Tipps, um körperliche Nähe in der Familie für alle angenehm und richtig zu gestalten
Das Bedürfnis nach Körperkontakt ist angeboren, ihn anderen zu geben und selbst zu suchen, elementar für ein harmonisches, erfülltes Miteinander. Doch während der eine nicht genug kuscheln kann, dockt der andere lieber nur kurz an. Da auch innerhalb einer Familie jeder anders tickt, sollten die jeweiligen Bedürfnisse mit Feinfühligkeit erspürt und respektiert werden. Außerdem nimmt im Lauf der Jahre der Körperkontakt zwischen Eltern und Kindern automatisch ab. Wichtig bleibt er – ein Leben lang. „Wie bei vielen anderen Tastsinnphänomenen stehen wir erst am Anfang eines umfassenden Verständnisses über die biologischen Wirkmechanismen“, so Dr. Martin Grunwald. „Doch kann schon jetzt mit Sicherheit gesagt werden, dass der zwischenmenschliche Alltag ohne ein gewisses Maß an Körperinteraktionen und Fremdberührungen nicht menschlich zu nennen wäre.“
Video: Warum Kuscheln und Berührungen so wichtig für dich sind
Wir fanden dieses Video aus der Reihe Terra Xplore über das Bedürfnis nach Berührung und die Folgen eines Mangels an Köperkontakt sehenswert:
Lektüretipps
Bücher, Internetseiten und Podcasts, die das Bedürfnis nach Körperkontakt erklären, aber auch ermutigen, sich abzugrenzen:
„Homo hapticus“ von Dr. Martin Grunwald (Droemer)
Sachbuch eines experimentellen Psychologen über den elementaren Einfluss des Tastsinns auf alle Lebensbereiche. Ein großes Kapitel ist dem Körperkontakt als „Lebensmittel“ gewidmet.

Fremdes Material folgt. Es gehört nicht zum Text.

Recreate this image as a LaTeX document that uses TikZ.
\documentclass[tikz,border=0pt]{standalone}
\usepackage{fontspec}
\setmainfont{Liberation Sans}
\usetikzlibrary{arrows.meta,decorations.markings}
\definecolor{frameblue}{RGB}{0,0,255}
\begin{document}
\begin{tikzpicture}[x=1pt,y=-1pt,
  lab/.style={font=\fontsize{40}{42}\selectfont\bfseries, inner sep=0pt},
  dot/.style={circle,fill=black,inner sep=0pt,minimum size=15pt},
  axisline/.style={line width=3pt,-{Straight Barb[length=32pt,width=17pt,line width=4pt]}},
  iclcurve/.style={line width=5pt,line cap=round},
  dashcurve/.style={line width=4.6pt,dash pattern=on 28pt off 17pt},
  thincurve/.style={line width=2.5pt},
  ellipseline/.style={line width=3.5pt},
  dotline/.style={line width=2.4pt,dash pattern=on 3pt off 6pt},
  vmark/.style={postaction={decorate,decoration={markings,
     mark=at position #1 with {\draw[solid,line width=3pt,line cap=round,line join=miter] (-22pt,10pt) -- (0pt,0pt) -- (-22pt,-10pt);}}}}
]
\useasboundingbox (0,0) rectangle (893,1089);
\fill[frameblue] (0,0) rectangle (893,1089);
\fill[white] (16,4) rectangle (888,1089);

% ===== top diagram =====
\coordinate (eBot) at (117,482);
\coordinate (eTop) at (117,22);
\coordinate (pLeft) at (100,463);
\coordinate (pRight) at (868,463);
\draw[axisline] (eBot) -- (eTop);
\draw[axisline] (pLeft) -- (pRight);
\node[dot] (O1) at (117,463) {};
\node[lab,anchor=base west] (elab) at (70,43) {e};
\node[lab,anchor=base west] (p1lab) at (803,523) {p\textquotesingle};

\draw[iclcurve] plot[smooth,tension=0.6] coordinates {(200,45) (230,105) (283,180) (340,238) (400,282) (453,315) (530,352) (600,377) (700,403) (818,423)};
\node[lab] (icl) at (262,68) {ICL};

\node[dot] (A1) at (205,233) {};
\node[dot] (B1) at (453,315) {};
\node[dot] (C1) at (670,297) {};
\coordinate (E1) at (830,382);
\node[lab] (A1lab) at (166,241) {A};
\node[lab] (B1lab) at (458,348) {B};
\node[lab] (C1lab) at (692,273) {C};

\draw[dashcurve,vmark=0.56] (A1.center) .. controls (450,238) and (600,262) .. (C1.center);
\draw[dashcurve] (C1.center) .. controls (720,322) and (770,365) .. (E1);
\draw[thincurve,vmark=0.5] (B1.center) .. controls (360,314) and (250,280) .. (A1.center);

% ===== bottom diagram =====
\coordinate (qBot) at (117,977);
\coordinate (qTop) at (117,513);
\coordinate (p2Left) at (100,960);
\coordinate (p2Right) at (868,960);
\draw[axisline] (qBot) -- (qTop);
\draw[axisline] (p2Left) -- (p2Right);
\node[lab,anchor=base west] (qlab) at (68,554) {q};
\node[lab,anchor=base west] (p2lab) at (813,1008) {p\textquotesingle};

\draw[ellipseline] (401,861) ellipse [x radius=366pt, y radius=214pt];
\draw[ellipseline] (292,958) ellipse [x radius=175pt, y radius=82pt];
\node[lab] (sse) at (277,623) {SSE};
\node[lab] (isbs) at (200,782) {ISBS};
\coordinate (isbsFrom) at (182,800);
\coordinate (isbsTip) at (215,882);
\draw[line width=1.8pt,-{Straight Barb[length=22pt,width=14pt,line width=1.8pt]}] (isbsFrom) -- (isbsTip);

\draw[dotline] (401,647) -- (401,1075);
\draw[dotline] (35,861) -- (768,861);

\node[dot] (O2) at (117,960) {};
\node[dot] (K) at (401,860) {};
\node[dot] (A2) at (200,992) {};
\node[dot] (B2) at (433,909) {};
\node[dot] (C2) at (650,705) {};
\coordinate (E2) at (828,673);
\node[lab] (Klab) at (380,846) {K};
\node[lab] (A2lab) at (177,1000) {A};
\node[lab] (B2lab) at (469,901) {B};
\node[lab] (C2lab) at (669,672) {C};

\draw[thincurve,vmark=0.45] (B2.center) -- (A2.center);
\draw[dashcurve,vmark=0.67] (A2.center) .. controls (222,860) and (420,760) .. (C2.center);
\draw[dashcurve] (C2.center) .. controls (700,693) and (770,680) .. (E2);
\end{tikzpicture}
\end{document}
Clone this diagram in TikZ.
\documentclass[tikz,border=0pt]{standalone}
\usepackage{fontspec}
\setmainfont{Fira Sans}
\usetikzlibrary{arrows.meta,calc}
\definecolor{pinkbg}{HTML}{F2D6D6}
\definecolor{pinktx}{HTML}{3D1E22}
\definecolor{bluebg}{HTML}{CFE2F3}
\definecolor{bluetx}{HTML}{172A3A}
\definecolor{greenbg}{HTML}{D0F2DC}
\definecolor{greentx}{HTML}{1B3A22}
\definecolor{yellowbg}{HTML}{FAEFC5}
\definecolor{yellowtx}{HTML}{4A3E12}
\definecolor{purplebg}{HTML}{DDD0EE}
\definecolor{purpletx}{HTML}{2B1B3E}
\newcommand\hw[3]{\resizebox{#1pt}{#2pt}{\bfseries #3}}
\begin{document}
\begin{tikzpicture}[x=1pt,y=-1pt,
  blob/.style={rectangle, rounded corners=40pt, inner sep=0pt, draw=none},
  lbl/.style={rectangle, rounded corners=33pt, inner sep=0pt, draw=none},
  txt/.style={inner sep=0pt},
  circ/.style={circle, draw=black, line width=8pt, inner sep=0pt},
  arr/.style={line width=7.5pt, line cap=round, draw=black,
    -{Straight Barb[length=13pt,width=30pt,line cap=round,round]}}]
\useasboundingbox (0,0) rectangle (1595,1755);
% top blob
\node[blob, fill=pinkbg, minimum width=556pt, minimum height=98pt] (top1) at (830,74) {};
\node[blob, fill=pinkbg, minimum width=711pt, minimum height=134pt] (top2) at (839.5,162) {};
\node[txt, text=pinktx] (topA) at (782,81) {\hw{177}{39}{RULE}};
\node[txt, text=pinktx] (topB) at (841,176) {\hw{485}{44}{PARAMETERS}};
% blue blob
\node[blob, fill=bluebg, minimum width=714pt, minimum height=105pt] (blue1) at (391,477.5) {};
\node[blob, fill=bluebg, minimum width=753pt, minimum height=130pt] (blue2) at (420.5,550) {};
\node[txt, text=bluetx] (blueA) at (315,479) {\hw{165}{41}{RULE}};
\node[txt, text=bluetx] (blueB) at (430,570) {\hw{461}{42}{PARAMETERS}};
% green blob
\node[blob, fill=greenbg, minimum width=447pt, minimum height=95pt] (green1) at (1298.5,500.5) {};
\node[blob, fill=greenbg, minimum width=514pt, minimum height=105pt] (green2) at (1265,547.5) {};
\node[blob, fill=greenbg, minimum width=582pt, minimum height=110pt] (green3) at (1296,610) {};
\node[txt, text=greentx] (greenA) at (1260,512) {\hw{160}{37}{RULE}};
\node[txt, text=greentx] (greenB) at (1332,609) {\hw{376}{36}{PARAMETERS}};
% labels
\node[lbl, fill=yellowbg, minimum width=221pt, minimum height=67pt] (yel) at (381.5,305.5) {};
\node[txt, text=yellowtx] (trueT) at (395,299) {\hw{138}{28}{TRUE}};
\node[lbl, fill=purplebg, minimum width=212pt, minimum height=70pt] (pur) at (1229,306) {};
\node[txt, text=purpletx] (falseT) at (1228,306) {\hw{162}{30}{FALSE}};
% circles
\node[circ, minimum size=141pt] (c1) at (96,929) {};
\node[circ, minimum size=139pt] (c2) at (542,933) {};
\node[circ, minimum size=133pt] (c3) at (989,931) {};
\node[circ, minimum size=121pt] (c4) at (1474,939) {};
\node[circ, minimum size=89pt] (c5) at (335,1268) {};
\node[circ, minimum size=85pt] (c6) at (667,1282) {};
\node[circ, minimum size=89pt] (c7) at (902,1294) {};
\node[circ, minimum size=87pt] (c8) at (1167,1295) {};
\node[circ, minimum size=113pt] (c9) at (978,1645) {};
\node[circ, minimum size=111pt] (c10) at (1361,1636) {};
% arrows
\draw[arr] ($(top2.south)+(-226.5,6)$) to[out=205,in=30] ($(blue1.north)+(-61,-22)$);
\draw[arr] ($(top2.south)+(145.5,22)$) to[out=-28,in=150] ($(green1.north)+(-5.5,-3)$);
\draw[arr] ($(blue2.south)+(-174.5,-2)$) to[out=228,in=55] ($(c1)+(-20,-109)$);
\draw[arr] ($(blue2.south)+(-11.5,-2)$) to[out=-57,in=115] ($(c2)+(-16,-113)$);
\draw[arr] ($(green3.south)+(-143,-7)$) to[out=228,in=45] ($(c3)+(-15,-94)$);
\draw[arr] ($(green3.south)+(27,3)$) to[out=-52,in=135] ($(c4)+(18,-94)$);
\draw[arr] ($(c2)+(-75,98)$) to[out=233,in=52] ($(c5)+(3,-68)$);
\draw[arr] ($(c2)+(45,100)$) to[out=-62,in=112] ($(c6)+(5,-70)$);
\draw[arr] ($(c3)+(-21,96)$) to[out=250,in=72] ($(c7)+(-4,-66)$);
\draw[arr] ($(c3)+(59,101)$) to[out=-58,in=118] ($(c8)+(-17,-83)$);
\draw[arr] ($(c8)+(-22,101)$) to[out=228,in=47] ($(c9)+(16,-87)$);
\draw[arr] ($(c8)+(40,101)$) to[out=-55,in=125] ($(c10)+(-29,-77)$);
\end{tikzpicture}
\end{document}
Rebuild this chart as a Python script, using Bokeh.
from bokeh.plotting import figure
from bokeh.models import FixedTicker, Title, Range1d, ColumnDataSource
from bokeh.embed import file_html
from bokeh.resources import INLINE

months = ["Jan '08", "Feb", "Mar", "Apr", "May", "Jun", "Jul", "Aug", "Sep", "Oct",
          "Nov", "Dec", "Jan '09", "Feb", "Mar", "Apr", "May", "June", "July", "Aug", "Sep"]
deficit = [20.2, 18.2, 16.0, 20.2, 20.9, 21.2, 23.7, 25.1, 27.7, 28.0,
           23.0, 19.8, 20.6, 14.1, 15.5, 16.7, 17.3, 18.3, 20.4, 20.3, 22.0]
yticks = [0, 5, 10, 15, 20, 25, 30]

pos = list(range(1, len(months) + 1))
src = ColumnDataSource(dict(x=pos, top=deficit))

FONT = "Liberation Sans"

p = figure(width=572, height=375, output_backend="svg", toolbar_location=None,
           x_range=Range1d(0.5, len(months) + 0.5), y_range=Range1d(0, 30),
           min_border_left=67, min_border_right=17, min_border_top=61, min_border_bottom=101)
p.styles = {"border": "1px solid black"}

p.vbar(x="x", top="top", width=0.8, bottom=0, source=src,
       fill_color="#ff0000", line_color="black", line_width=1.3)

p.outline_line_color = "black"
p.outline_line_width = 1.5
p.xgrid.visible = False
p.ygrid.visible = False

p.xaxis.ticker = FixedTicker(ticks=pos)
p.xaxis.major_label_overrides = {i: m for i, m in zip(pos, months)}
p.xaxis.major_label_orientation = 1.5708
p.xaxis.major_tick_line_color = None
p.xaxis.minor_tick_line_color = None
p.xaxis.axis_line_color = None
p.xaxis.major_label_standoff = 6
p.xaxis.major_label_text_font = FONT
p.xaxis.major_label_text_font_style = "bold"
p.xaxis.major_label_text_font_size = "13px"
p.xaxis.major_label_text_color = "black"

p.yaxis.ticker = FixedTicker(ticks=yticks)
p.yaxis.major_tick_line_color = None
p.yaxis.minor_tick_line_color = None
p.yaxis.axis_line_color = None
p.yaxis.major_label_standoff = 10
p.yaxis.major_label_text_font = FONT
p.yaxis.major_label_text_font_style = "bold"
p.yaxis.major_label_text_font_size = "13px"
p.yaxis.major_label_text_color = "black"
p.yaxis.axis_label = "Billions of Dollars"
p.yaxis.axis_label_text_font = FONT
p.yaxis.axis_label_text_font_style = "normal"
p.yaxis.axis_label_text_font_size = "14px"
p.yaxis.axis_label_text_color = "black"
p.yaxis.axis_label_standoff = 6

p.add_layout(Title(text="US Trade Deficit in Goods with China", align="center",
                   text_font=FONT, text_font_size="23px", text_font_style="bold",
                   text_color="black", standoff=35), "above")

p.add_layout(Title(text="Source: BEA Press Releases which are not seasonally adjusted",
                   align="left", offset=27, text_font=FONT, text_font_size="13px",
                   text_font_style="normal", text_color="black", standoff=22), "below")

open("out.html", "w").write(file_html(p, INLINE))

„Von der Kraft der Berührung“ von Wilhelm Schmid (Insel Verlag)
Buch eines Philosophen über das Phänomen der Berührung, die eine subtile Macht sein kann und als Antwort auf eine „digitale Entsinnlichung“ zunehmend wichtig wird.
„Kuscheln“ von Angelika Huber-Janisch (arsEdition)
Bilder- und Vorlesebuch für Kinder ab vier Jahren über das Kuschelverhalten verschiedener Tierarten, das die Bedeutung körperliche Nähe veranschaulicht – egal ob Elefant oder Löwe.
„Schluss! Kein Kuss! Das Allerkleinste sagt laut Nein“ von Kerstin Hau (Herder)
Bilderbuchgeschichte für Kinder, die Mut zum Neinsagen macht. Denn die meisten Kids mögen Kuscheln und Knuddeln, aber das nicht immer, überall oder gar ungefragt.
ardalpha.de
Wissenswertes rund um das Thema „Warum Berührungen und Kuscheln gesund sind“ inklusive Links zu passenden Radio- und Fernsehsendungen über „Die schönsten Knuddelerfahrungen“, „Good and bad touch“ oder „Die Kunst zu trösten“.
youtube.com
Podcast-Episode mit Katia Saalfrank aus der Reihe „Familienrat“. Unter dem Titel „Kuscheln mit Papa“ geht es um die Veränderungen der Bedürfnisse nach Körperkontakt, wenn Kinder zu Teenagern werden.
familienhandbuch.de
In der Nähe der Eltern schlafen? Aus bindungstheoretischer Sicht ist das in bestimmten Phasen und Situationen sinnvoll. Aber auch Elternbedürfnisse sollten nicht zu kurz kommen.
Zur Autorin: Die Mutter von Antoinette Schmelter-Kaiser war kein Kuscheltyp, doch ihr Vater verteilte zum Glück gerne Streicheleinheiten. Dieses wohltuende Gefühl von Nähe gab die Autorin später möglichst oft an ihre eigene Tochter weiter.